While most eyes and ears were focused on the headline-grabbing announcements in the November budgetary review by the UK’s aristocratic finance minister, George Osborne, more seasoned observers were analysing the lesser discussed passages in the chancellor’s financial plans for 2016. Thanks to the diligence of Plaid Cyrmu and other interested parties it quickly emerged that the hereditary indifference or antipathy amongst Britain’s metropolitan elites to the indigenous Celtic languages of the island was once again being reflected in aspects of government policy towards the peoples of Wales and Scotland.
The Daily Post carries news of deeper reductions in the budget of the formerly independent Sianel Pedwar Cymru or S4C, the sole public service television channel broadcasting entirely in Welsh, which the Tories have been transferring to the financial control of its anglophone competitor, the dominant BBC, since 2010
“Welsh language campaigners Cymdeithas yr Iaith Gymraeg have accused the UK Government of “telling lies” after it announced a 26% cut in its grant to the Welsh language channel despite a manifesto promise to “protect” its budget.
In 2010, the Government announced a cut to its grant to S4C of 94% over four years from £101 million in 2010-11 down to £7 million in 2014/15.
And in yesterday’s autumn statement Chancellor George Osborne announced the money S4C receives will be further cut from £6.7million to £5million by 2019.
Jamie Bevan, chairman of the group, said the Conservatives had broken a manifesto pledge and have lied to the Welsh people.
Plaid Cymru MP Liz Saville Roberts said her party had issued several warnings over cuts to S4C’s budget.”
Even members of George Osborne’s own party have criticised the slashing of S4C’s relatively small state support, as reported by BBC Wales:
“A Conservative MP has criticised cuts on Welsh broadcaster S4C’s funding by his party at Westminster.
Guto Bebb’s comments follow yesterday’s Spending Review…
The Aberconwy MP said it sent a “very negative message” about the party’s commitment to the Welsh language.”
It now seems certain that within a decade future funding for the channel will be sourced entirely through the BBC-administered TV licence fee, an arrangement which makes S4C an inferior partner to the London-headquartered corporation.
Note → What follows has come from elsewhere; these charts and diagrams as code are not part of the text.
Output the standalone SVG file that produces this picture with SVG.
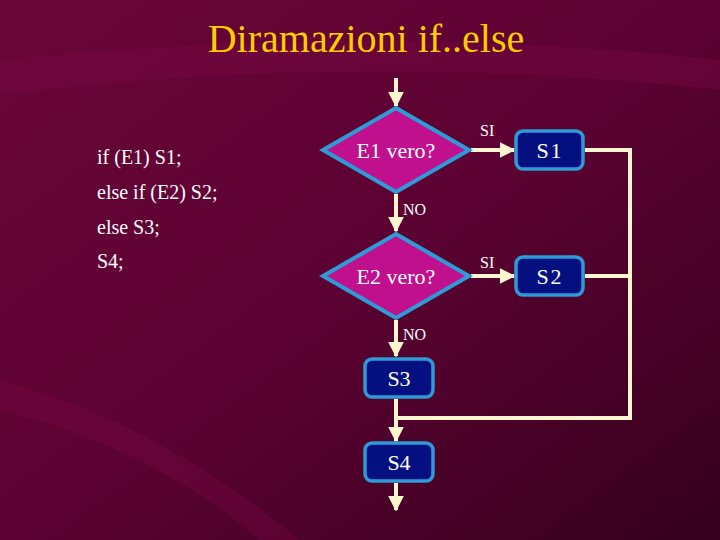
<svg xmlns="http://www.w3.org/2000/svg" width="720" height="540" viewBox="0 0 720 540" font-family="'Liberation Serif', 'Times New Roman', 'DejaVu Serif', serif">
<defs>
<linearGradient id="bg" x1="0" y1="0" x2="1" y2="1">
<stop offset="0" stop-color="#6a0638"/><stop offset="0.5" stop-color="#5c0232"/><stop offset="1" stop-color="#35001c"/>
</linearGradient>
<marker id="ah" viewBox="0 0 10 10" refX="9" refY="5" markerWidth="4" markerHeight="4" orient="auto" markerUnits="strokeWidth"><path d="M0,0 L10,5 L0,10 Z" fill="#fff6d0"/></marker>
<style>
.ln{stroke:#fff6d0;stroke-width:4;fill:none}
.dia{fill:#c0108e;stroke:#2e9bd6;stroke-width:4}
.box{fill:#051080;stroke:#2e9bd6;stroke-width:3.5}
text{font-family:'Liberation Serif','Times New Roman','DejaVu Serif',serif;fill:#ffffff}
.sp{letter-spacing:2px}
</style>
</defs>
<rect width="720" height="540" fill="url(#bg)"/>
<path d="M0,60 C200,40 450,30 720,60 L720,90 C450,60 200,70 0,95 Z" fill="#7a0a45" opacity="0.35"/>
<path d="M0,380 C150,420 250,500 300,540 L260,540 C200,490 120,440 0,410 Z" fill="#7a0a45" opacity="0.35"/>
<text x="366" y="52" font-size="40" style="fill:#ffcc00" text-anchor="middle">Diramazioni if..else</text>
<g id="code" font-size="20">
<text x="97" y="164">if  (E1) S1;</text>
<text x="97" y="199">else if (E2) S2;</text>
<text x="97" y="234">else S3;</text>
<text x="97" y="268">S4;</text>
</g>
<g id="connectors">
<line class="ln" x1="396" y1="78" x2="396" y2="106" marker-end="url(#ah)"/>
<line class="ln" x1="471" y1="150" x2="514" y2="150" marker-end="url(#ah)"/>
<line class="ln" x1="396" y1="194" x2="396" y2="231" marker-end="url(#ah)"/>
<line class="ln" x1="471" y1="276" x2="514" y2="276" marker-end="url(#ah)"/>
<line class="ln" x1="396" y1="320" x2="396" y2="356" marker-end="url(#ah)"/>
<polyline class="ln" points="585,150 630,150 630,418 396,418"/>
<line class="ln" x1="585" y1="276" x2="630" y2="276"/>
<line class="ln" x1="396" y1="399" x2="396" y2="441" marker-end="url(#ah)"/>
<line class="ln" x1="396" y1="483" x2="396" y2="510" marker-end="url(#ah)"/>
<text x="480" y="136" font-size="16">SI</text>
<text x="480" y="268" font-size="16">SI</text>
<text x="403" y="215" font-size="16">NO</text>
<text x="403" y="340" font-size="16">NO</text>
</g>
<g id="e1"><polygon class="dia" points="396,108 469,150 396,192 323,150"/><text x="396" y="158" font-size="22" text-anchor="middle">E1 vero?</text></g>
<g id="e2"><polygon class="dia" points="396,234 469,276 396,318 323,276"/><text x="396" y="284" font-size="22" text-anchor="middle">E2 vero?</text></g>
<g id="s1"><rect class="box" x="516" y="131" width="67" height="38" rx="7"/><text class="sp" x="550" y="158" font-size="22" text-anchor="middle">S1</text></g>
<g id="s2"><rect class="box" x="516" y="257" width="67" height="38" rx="7"/><text class="sp" x="550" y="284" font-size="22" text-anchor="middle">S2</text></g>
<g id="s3"><rect class="box" x="365" y="359" width="68" height="38" rx="7"/><text x="399" y="386" font-size="22" text-anchor="middle">S3</text></g>
<g id="s4"><rect class="box" x="365" y="443" width="68" height="38" rx="7"/><text x="399" y="470" font-size="22" text-anchor="middle">S4</text></g>
</svg>
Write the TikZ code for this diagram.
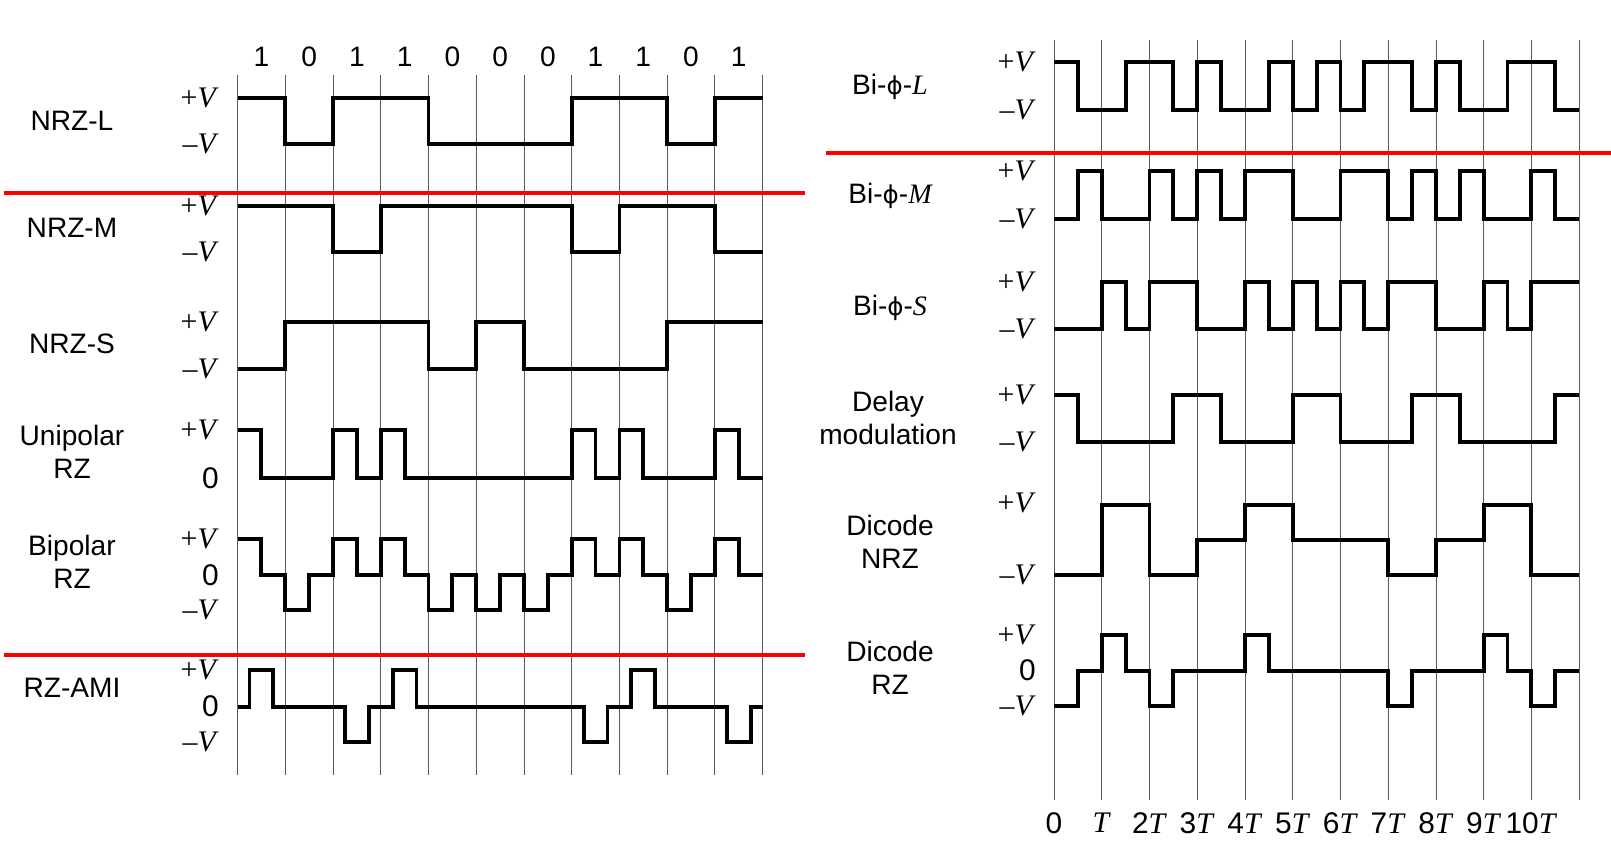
\documentclass[tikz,border=0pt]{standalone}
\usepackage{fontspec}
\setmainfont{Liberation Sans}
\newfontfamily\serifV{Liberation Serif}
\newfontfamily\phifont{DejaVu Sans}
\usepackage{tikz}

\newcommand{\pV}{{\serifV+\textit{V}}}
\newcommand{\mV}{{\serifV–\textit{V}}}
\newcommand{\tT}{{\serifV\textit{T}}}
\newcommand{\bph}{{\phifont\fontsize{14}{17}\selectfont ϕ}}

\begin{document}
\begin{tikzpicture}[
    x=0.02cm,y=-0.02cm,
    wave/.style={line width=2.2pt,line join=miter},
    gridline/.style={gray!70!black,line width=0.5pt},
    sepline/.style={red,line width=2.5pt},
    code/.style={align=center,font=\fontsize{16}{19}\selectfont},
    lvl/.style={anchor=east,inner sep=0pt,font=\fontsize{17}{20}\selectfont},
    bitlbl/.style={font=\fontsize{16}{19}\selectfont},
    tlbl/.style={font=\fontsize{17}{20}\selectfont}
  ]
  \useasboundingbox (0,0) rectangle (1611,851);

  % left panel
  \begin{scope}[shift={(237.5,0)},x=0.955cm]
    \foreach \i in {0,...,11}
      \draw[gridline] (\i,75) -- (\i,775);
    \foreach \b [count=\i from 0] in {1,0,1,1,0,0,0,1,1,0,1}
      \node[bitlbl] (bit\i) at (\i+0.5,56.5) {\b};
    % NRZ-L
    \draw[wave] (0,97.7) -| (1,144) -| (2,97.7) -| (4,144) -| (7,97.7) -| (9,144) -| (10,97.7) -- (11,97.7);
    % NRZ-M
    \draw[wave] (0,205.7) -| (2,251.7) -| (3,205.7) -| (7,251.7) -| (8,205.7) -| (10,251.7) -- (11,251.7);
    % NRZ-S
    \draw[wave] (0,369) -| (1,321.7) -| (4,369) -| (5,321.7) -| (6,369) -| (9,321.7) -- (11,321.7);
    % unipolar RZ
    \draw[wave] (0,430) -| (0.5,478.3) -| (2,430) -| (2.5,478.3) -| (3,430) -| (3.5,478.3) -| (7,430) -| (7.5,478.3)
      -| (8,430) -| (8.5,478.3) -| (10,430) -| (10.5,478.3) -- (11,478.3);
    % bipolar RZ
    \draw[wave] (0,539.3) -| (0.5,575) -| (1,610) -| (1.5,575) -| (2,539.3) -| (2.5,575) -| (3,539.3) -| (3.5,575)
      -| (4,610) -| (4.5,575) -| (5,610) -| (5.5,575) -| (6,610) -| (6.5,575) -| (7,539.3) -| (7.5,575)
      -| (8,539.3) -| (8.5,575) -| (9,610) -| (9.5,575) -| (10,539.3) -| (10.5,575) -- (11,575);
    % RZ-AMI
    \draw[wave] (0,706.7) -| (0.25,670) -| (0.75,706.7) -| (2.25,741.7) -| (2.75,706.7) -| (3.25,670) -| (3.75,706.7)
      -| (7.25,741.7) -| (7.75,706.7) -| (8.25,670) -| (8.75,706.7) -| (10.25,741.7) -| (10.75,706.7) -- (11,706.7);
  \end{scope}

  \node[code] (nrzl) at (72,120.7) {NRZ-L};
  \node[code] (nrzm) at (72,228) {NRZ-M};
  \node[code] (nrzs) at (72,344) {NRZ-S};
  \node[code] (unirz) at (72,452) {Unipolar\\RZ};
  \node[code] (biprz) at (72,562) {Bipolar\\RZ};
  \node[code] (rzami) at (72,688) {RZ-AMI};

  \node[lvl] (nrzl+) at (219,97.7) {\pV};
  \node[lvl] (nrzl-) at (219,144) {\mV};
  \node[lvl] (nrzm+) at (219,205.7) {\pV};
  \node[lvl] (nrzm-) at (219,251.7) {\mV};
  \node[lvl] (nrzs+) at (219,321.7) {\pV};
  \node[lvl] (nrzs-) at (219,369) {\mV};
  \node[lvl] (unirz+) at (219,430) {\pV};
  \node[lvl] (unirz0) at (219,478.3) {0};
  \node[lvl] (biprz+) at (219,539.3) {\pV};
  \node[lvl] (biprz0) at (219,575) {0};
  \node[lvl] (biprz-) at (219,610) {\mV};
  \node[lvl] (rzami+) at (219,670) {\pV};
  \node[lvl] (rzami0) at (219,706.7) {0};
  \node[lvl] (rzami-) at (219,741.7) {\mV};

  \draw[sepline] (4,193.3) -- (804.5,193.3);
  \draw[sepline] (4,655) -- (804.5,655);

  % right panel
  \begin{scope}[shift={(1054,0)},x=0.955cm]
    \foreach \i in {0,...,11}
      \draw[gridline] (\i,40) -- (\i,800);
    \foreach \t [count=\i from 0] in {0,\tT,2\tT,3\tT,4\tT,5\tT,6\tT,7\tT,8\tT,9\tT,10\tT}
      \node[tlbl] (t\i) at (\i,823) {\t};
    % Bi-phi-L
    \draw[wave] (0,61.7) -| (0.5,110) -| (1.5,61.7) -| (2.5,110) -| (3,61.7) -| (3.5,110) -| (4.5,61.7) -| (5,110)
      -| (5.5,61.7) -| (6,110) -| (6.5,61.7) -| (7.5,110) -| (8,61.7) -| (8.5,110) -| (9.5,61.7) -| (10.5,110) -- (11,110);
    % Bi-phi-M
    \draw[wave] (0,219) -| (0.5,171) -| (1,219) -| (2,171) -| (2.5,219) -| (3,171) -| (3.5,219) -| (4,171) -| (5,219)
      -| (6,171) -| (7,219) -| (7.5,171) -| (8,219) -| (8.5,171) -| (9,219) -| (10,171) -| (10.5,219) -- (11,219);
    % Bi-phi-S
    \draw[wave] (0,329) -| (1,281.7) -| (1.5,329) -| (2,281.7) -| (3,329) -| (4,281.7) -| (4.5,329) -| (5,281.7)
      -| (5.5,329) -| (6,281.7) -| (6.5,329) -| (7,281.7) -| (8,329) -| (9,281.7) -| (9.5,329) -| (10,281.7) -- (11,281.7);
    % delay modulation
    \draw[wave] (0,395) -| (0.5,442.3) -| (2.5,395) -| (3.5,442.3) -| (5,395) -| (6,442.3) -| (7.5,395) -| (8.5,442.3)
      -| (10.5,395) -- (11,395);
    % dicode NRZ
    \draw[wave] (0,575) -| (1,505) -| (2,575) -| (3,540) -| (4,505) -| (5,540) -| (7,575) -| (8,540) -| (9,505)
      -| (10,575) -- (11,575);
    % dicode RZ
    \draw[wave] (0,705.7) -| (0.5,670.7) -| (1,635) -| (1.5,670.7) -| (2,705.7) -| (2.5,670.7) -| (4,635) -| (4.5,670.7)
      -| (7,705.7) -| (7.5,670.7) -| (9,635) -| (9.5,670.7) -| (10,705.7) -| (10.5,670.7) -- (11,670.7);
  \end{scope}

  \node[code,anchor=base] (biphl) at (890,95) {Bi-\bph-{\serifV\itshape L}};
  \node[code,anchor=base] (biphm) at (890,203) {Bi-\bph-{\serifV\itshape M}};
  \node[code,anchor=base] (biphs) at (890,315) {Bi-\bph-{\serifV\itshape S}};
  \node[code] (delay) at (888,418) {Delay\\modulation};
  \node[code] (dinrz) at (890,541.5) {Dicode\\NRZ};
  \node[code] (dirz) at (890,668) {Dicode\\RZ};

  \node[lvl] (biphl+) at (1036,61.7) {\pV};
  \node[lvl] (biphl-) at (1036,110) {\mV};
  \node[lvl] (biphm+) at (1036,171) {\pV};
  \node[lvl] (biphm-) at (1036,219) {\mV};
  \node[lvl] (biphs+) at (1036,281.7) {\pV};
  \node[lvl] (biphs-) at (1036,329) {\mV};
  \node[lvl] (delay+) at (1036,395) {\pV};
  \node[lvl] (delay-) at (1036,442.3) {\mV};
  \node[lvl] (dinrz+) at (1036,503) {\pV};
  \node[lvl] (dinrz-) at (1036,575) {\mV};
  \node[lvl] (dirz+) at (1036,635) {\pV};
  \node[lvl] (dirz0) at (1036,670.7) {0};
  \node[lvl] (dirz-) at (1036,705.7) {\mV};

  \draw[sepline] (826,152.7) -- (1611,152.7);
\end{tikzpicture}
\end{document}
Ironically the controversy arrives just as a new survey shows an increase in the number of Welsh-speakers outside the traditional heartlands of the language, particularly in the capital city of Cardiff, underlining the importance of S4C’s contribution to the national culture of Wales.
Meanwhile in Scotland the Herald takes a strong editorial line against the revelations that BBC Alba, the only Scottish (Gaelic) language television station on the island, will soon witness the complete removal of all British government contributions from its already minuscule budget:
“Chancellor George Osborne didn’t actually announce to Parliament his intention to slash all UK Government funding to Gaelic broadcasting – it was left to supporters of the Welsh language to work it out – but the fact remains that the Department for Culture, Media and Sport will no longer provide the £1m a year to the broadcaster as it has done for some time.
In financial terms, this contribution was relatively small – 95% of all Gaelic broadcasting funding comes from the Scottish Government and the BBC. But the fact that this represents a 100% cut in UK Government funding of the language cannot be overlooked. The £1m was, if nothing else, a recognition that Gaelic exists, that it matters.
Those of a cynical disposition may suppose that the No vote in the referendum may have played a part in this decision – perhaps there is now less need to keep Scottish voters “on side”. Others may surmise that in austere times, culture always ends up topping lists of proposed cuts.
But let’s be honest – a million pounds is a drop in the ocean. This silly political decision on the part of the Conservatives simply bolsters existing SNP accusations that Scotland does not get value for money when it comes to public service broadcasting. Was it really worth it, Mr Osborne?”
In yet more irony news of the story followed hard on the heels of some optimistic census results indicating that there had been a modest increase in the number of foreign-born people in Scotland learning its indigenous language. The Scotsman newspaper two weeks ago:
“The survival of Gaelic speaking in Scotland is being helped by a band of new speakers from Eastern Europe and Africa, it has emerged.
A second report on the 2011 Gaelic Census, released last week, has found a “notable” increase in speakers from new EU member states.
The overwhelming majority of the 56,500 Gaelic speakers in Scotland (95.6 per cent) were born in the UK
However, the number of speakers from new EU countries has risen from 0.03 per cent in 2001 to 1.1 per cent in 2011.
The share from Africa also rose, from 0.2 per cent to 0.4 per cent, the census found.
Just under one per cent (0.9) of Gaelic speakers in Scotland were born in the Middle East or Asia.”